Dans ce cadre d’expansion de son influence, la Chine a elle aussi lancé son propre projet de “nouvelle Route de la soie », mais celui-ci ne se limite pas à un pipeline … Le projet couvre l’ensemble de l’Asie centrale et du Moyen-Orient d’un maillage étroit, dense, composé d’infrastructures multiples - chemins de fer, routes, ponts, ports, etc. - pour des investissements dépassant les 40 milliards de dollars. Une somme colossale qui va être investie progressivement par Pékin qui entend étendre son influence au Moyen-Orient. Or, sur le trajet de la Route de la Soie, l’Afghanistan figure comme un excellent corridor commercial et énergétique. Ainsi comprend-on mieux le rôle essentiel joué désormais par Pékin dans les négociations officieuses engagées entre l’Etat afghan, les Talibans et le Pakistan. La stabilité des Etats qui se trouvent sur le trajet de la « nouvelle Route de la Soie » chinoise est prioritaire pour Pékin, un souci de stabilité étatique que la Chine partage d’ailleurs avec la Russie, mais pas forcément avec les Etats-Unis, toujours adeptes du Regime Change qui a fait la preuve de sa remarquable efficacité au Moyen-Orient … A moins que Donald Trump n’accède à la Présidence et ne substitue à cet activisme politique dangereux une posture plus prudente, soucieuse de stabilité et de “principes” pragmatiques plus que d’une expansion périlleuse et aléatoire des “valeurs” américaines.

Entre les Etats-Unis et la Chine, la bataille commerciale et énergétique pour le Moyen-Orient et l’Asie est clairement engagée.

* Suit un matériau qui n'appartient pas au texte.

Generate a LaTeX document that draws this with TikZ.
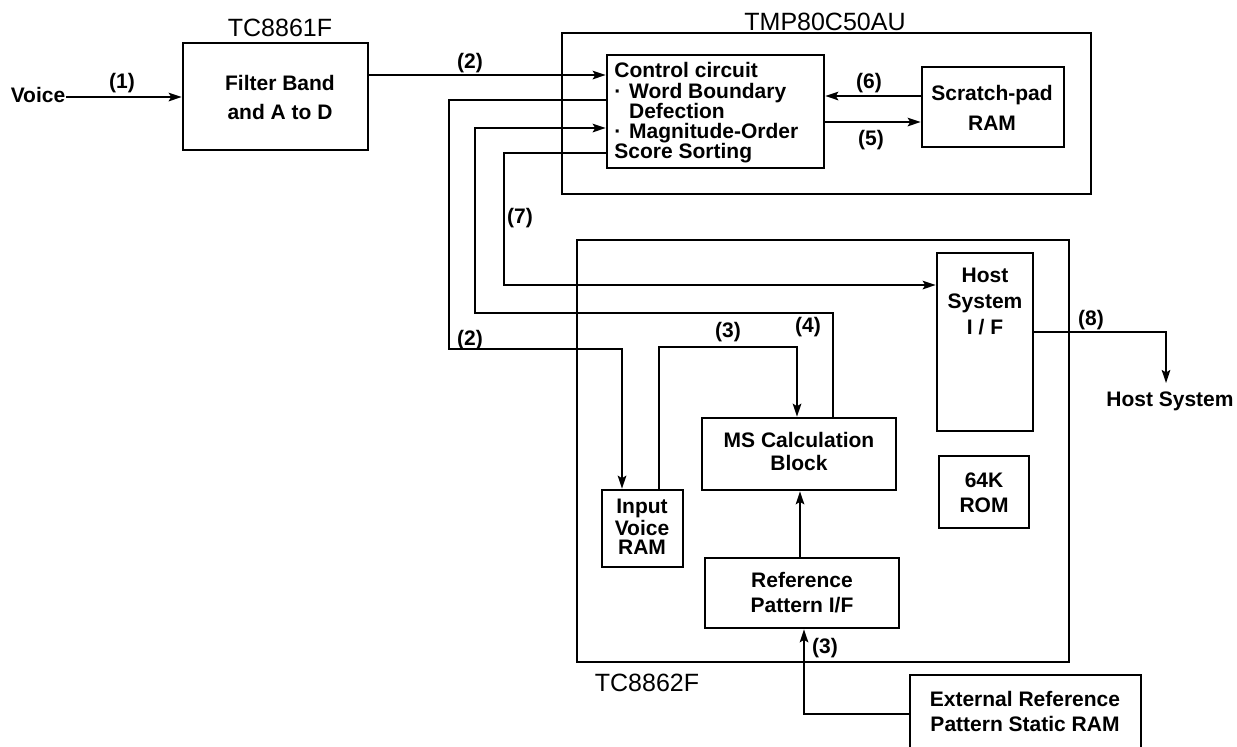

La Russie observe ce nouveau Grand jeu et y cherche sa place, en convergence idéologique probable avec Pékin contre tout ce qui peut affaiblir l’impérialisme américain. En même temps, à long terme, Moscou mesure parfaitement le danger que fait peser sur son Extrême-Orient et son « étranger proche » d’Asie centrale le poids d’une Chine conquérante. La prudence est donc de mise au Kremlin qui se rapproche lui aussi de l’Etat afghan, le fournissant allègrement en armements modernes. Ainsi, tandis que l’avenir de l’Afghanistan est scruté de près par des acteurs internationaux de poids, les Européens, eux, semblent l’avoir oublié, le nez sur le guidon de la crise migratoire et manifestement dépourvus de vision et/ou d’ambition politique commune sur cet échiquier pourtant stratégique à moyen et long terme. Ils paraissent aussi plus que jamais enkystés dans une incapacité à concevoir l’urgence impérative pour eux d’un rapprochement politique et stratégique global avec Moscou. L’Europe ne veut pas comprendre qu’elle est en train de disparaître stratégiquement du monde, comme aspirée par le nouvel affrontement prioritaire qui pousse la Chine et l’Amérique l’une contre l’autre.